Memorial Stadium oak grove (photo: Daniella Thompson, 2007)

Oak Grove

Speculation about Native American burial grounds and memorials to World War I soldiers aside, the oak grove west of Memorial Stadium is a contributing feature in the stadium’s landmark designation (listed in the National Register of Historic Places, 2006). The application submitted by BAHA includes two basic resources: the stadium itself and its site (including the rock walls and the grove). The stadium’s original “oak grove” landscaping visually connects the site to such pre-development landscape features still found in Strawberry Canyon as the oak-bay woodland on the north-facing slope and the riparian ecosystem of Strawberry Creek. The oaks also gracefully screen residential Piedmont Avenue, designed by Frederic Law Olmsted, from the massive stadium structure.


The proposed North Shattuck Safeway

Safeway

Safeway’s proposal to replace their vintage supermarkets with larger “lifestyle stores” has been in the news. This will be the second “makeover” for the venerable local retailer, the first being the replacement of their small 1930s stores, beginning in the 1950s, with the present low, suburban-style supermarkets, designed by none other than the firm of Wurster, Bernardi & Emmons (see image). Berkeley’s lone Safeway store, 1400 Shattuck Avenue, with its expanse of glass, curved front gable, and blue mosaic tile, was built in 1965 and will be affected by the new plan. Now that you know that the building is the work of a major Bay Area architect, you may want to give it a second, more critical look.

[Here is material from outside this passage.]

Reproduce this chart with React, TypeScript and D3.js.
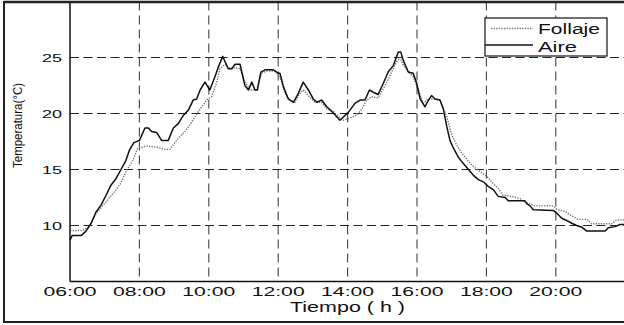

Armstrong College (photo: Daniella Thompson, 2004)

Armstrong College

Berkeley’s Judah L. Magnes Museum, owner of the downtown Armstrong College Building (Walter H. Ratcliff, Jr., 1926, Landmark #184), 2222 Harold Way, recently presented renovation plans to the Landmarks Preservation Commission. This will be the new home of the museum, now located at 2911 Russell Street. Plans call for the removal of Ratcliff’s distinctive front door, a change that is under the LPC’s purview, and which was approved at the 10 July meeting. Also indicated on the plans is the almost complete removal of the interior (except for the second floor auditorium). This major loss of historic fabric is not subject to LPC review, as interiors of privately owned structures are not protected by landmark designation.